The SUMS experiment will obtain measurements of free-stream density during atmospheric entry in the hypersonic, rarefied flow regime. These measurements, combined with acceleration measurements from the companion high-resolution accelerometer package experiment, will allow calculation of orbiter aerodynamic coefficients in the flow regime previously inaccessible to experimental and analytic techniques. SUMS complements SEADS by providing data at higher altitudes. The resultant flight data base will aid in future development of analysis techniques and laboratory facilities for predicting winged-entry-vehicle performance in hypersonic rarefied flow. Furthermore, SUMS will measure equilibrium gas composition at the inlet port, making the experiment a pathfinder for future mass spectrometer application in the study of aerothermodynamic properties of the transition flow field.
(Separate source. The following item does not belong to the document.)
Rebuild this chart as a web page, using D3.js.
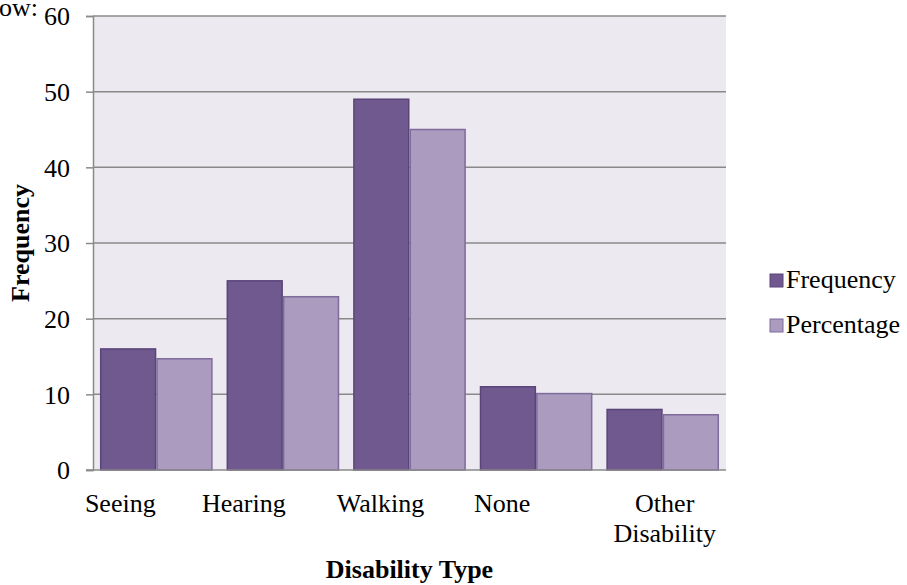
<!DOCTYPE html>
<html><head><meta charset="utf-8">
<script src="https://cdn.jsdelivr.net/npm/d3@7"></script>
<style>body{margin:0;background:#fff}svg{display:block}text{font-family:"Liberation Serif","Times New Roman",serif}</style>
</head><body><svg id="c" width="907" height="585"></svg>
<script>
const categories = ["Seeing", "Hearing", "Walking", "None", "Other Disability"];
const seriesNames = ["Frequency", "Percentage"];
const frequency = [16, 25, 49, 11, 8];
const percentage = [14.7, 22.9, 45.0, 10.1, 7.3];
const yTicks = [0, 10, 20, 30, 40, 50, 60];
const colors = {Frequency: "#70598f", Percentage: "#aa9bbf"};
const strokes = {Frequency: "#5a4478", Percentage: "#7f6b9c"};

const FS = 26;
const svg = d3.select("#c");
const m = {left: 93, right: 726, top: 16, bottom: 470};

const x = d3.scaleBand().domain(categories).range([m.left, m.right]).paddingInner(0.11).paddingOuter(0.055);
const x1 = d3.scaleBand().domain(seriesNames).range([0, x.bandwidth()]);
const y = d3.scaleLinear().domain([0, 60]).range([m.bottom, m.top]);

// plot background
svg.append("rect").attr("x", m.left).attr("y", m.top).attr("width", m.right - m.left).attr("height", m.bottom - m.top).attr("fill", "#ece9f0");

// gridlines
svg.append("g").selectAll("line").data(yTicks.filter(d => d > 0)).join("line")
  .attr("x1", m.left).attr("x2", m.right).attr("y1", d => y(d)).attr("y2", d => y(d))
  .attr("stroke", "#8a8a8a").attr("stroke-width", 1.5);

// y axis
const yAxis = d3.axisLeft(y).tickValues(yTicks).tickSize(7).tickPadding(16);
const gy = svg.append("g").attr("transform", `translate(${m.left},0)`).call(yAxis);
gy.select(".domain").attr("stroke", "#8a8a8a").attr("stroke-width", 1.5);
gy.selectAll(".tick line").attr("stroke", "#8a8a8a").attr("stroke-width", 1.5);
gy.selectAll(".tick text").attr("font-size", FS).attr("fill", "#000").attr("font-family", "Liberation Serif").attr("dy", "0.34em");

// bars
const rows = categories.map((c, i) => ({cat: c, vals: [{k: "Frequency", v: frequency[i]}, {k: "Percentage", v: percentage[i]}]}));
const g = svg.append("g").selectAll("g").data(rows).join("g").attr("transform", d => `translate(${x(d.cat)},0)`);
g.selectAll("rect").data(d => d.vals).join("rect")
  .attr("x", d => x1(d.k) + 0.75).attr("width", x1.bandwidth() - 1.5)
  .attr("y", d => y(d.v)).attr("height", d => y(0) - y(d.v))
  .attr("fill", d => colors[d.k]).attr("stroke", d => strokes[d.k]).attr("stroke-width", 1.5);

// x axis line
svg.append("line").attr("x1", m.left - 7).attr("x2", m.right).attr("y1", m.bottom).attr("y2", m.bottom).attr("stroke", "#8a8a8a").attr("stroke-width", 1.5);

// category labels (Excel-style placement)
const labelShift = [-36, -39, -29, -34, 2];
const lab = svg.append("g").attr("font-size", FS).attr("text-anchor", "middle");
categories.forEach((c, i) => {
  const cx = x(c) + x.bandwidth() / 2 + labelShift[i];
  const words = c === "Other Disability" ? ["Other", "Disability"] : [c];
  words.forEach((w, j) => lab.append("text").attr("x", cx).attr("y", 512 + j * 30).text(w));
});

// axis titles
svg.append("text").attr("x", (m.left + m.right) / 2).attr("y", 578).attr("text-anchor", "middle")
  .attr("font-size", FS).attr("font-weight", "bold").text("Disability Type");
svg.append("text").attr("transform", `translate(29,${(m.top + m.bottom) / 2}) rotate(-90)`).attr("text-anchor", "middle")
  .attr("font-size", FS).attr("font-weight", "bold").text("Frequency");

// stray document text (cut at page edge in the reference)
svg.append("text").attr("x", 38).attr("y", 16).attr("text-anchor", "end").attr("font-size", FS).text("ow:");

// legend
const lg = svg.append("g").selectAll("g").data(seriesNames).join("g").attr("transform", (d, i) => `translate(770,${274 + i * 45})`);
lg.append("rect").attr("width", 13).attr("height", 13).attr("fill", d => colors[d]).attr("stroke", d => strokes[d]).attr("stroke-width", 1);
lg.append("text").attr("x", 16).attr("y", 14).attr("font-size", FS).text(d => d);
</script></body></html>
The SUMS experiment system consists of a sample orifice, an inlet system and a mass spectrometer. The sample orifice penetrates a thermal tile just aft of the fuselage stagnation point and just forward of the orbiter nose wheel well. The orifice is connected to the inlet system by a short tube through the forward nose wheel well bulkhead. The inlet system is connected through a longer tube to the mass spectrometer, which is mounted above the inlet system on the forward nose wheel well bulkhead. SUMS is designed for easy removal and reinstallation between flights to accommodate modification or repair.

The mass spectrometer is a flight spare unit from the Viking project's upper atmosphere mass spectrometer system. The unit has been modified to be compatible with the orbiter's mechanical, electrical and data systems. The mass spectrometer measures gases from hydrogen through carbon dioxide at a five-second rate. The inlet system contains two switchable flow restrictors that expand the measurement range of the mass spectrometer and position its measurement interval over the desired altitude range. Data from SUMS are output to the OEX data system for recording during flight operation.

SUMS is controlled by stored commands that are transmitted to the orbiter during flight and by internal software logic. Application of power for vacuum maintenance or for normal operation is controlled by stored commands; while internal control of system operation, such as opening and closing valves, is performed by preprogrammed logic. SUMS will be powered on shortly before deorbit burn initiation and will sample the inlet gases down to an altitude of 40 nautical miles. At an altitude of about 59 nautical miles, the range valve will close to switch between the two flow restrictors. At 59 nautical miles, the inlet valve and protection valve will close; but the mass spectrometer will continue to operate until landing, observing the pump-down and background signals after entry.

Operation of SUMS on repeated shuttle flights will not only build a substantial body of aerothermodynamic data for future winged-entry-vehicle design applications, but also add to the knowledge of mass spectrometer applications in aerothermodynamic research. As a further benefit, data will be obtained on atmospheric properties in the altitude range where experimental data are, to date, extremely sparse.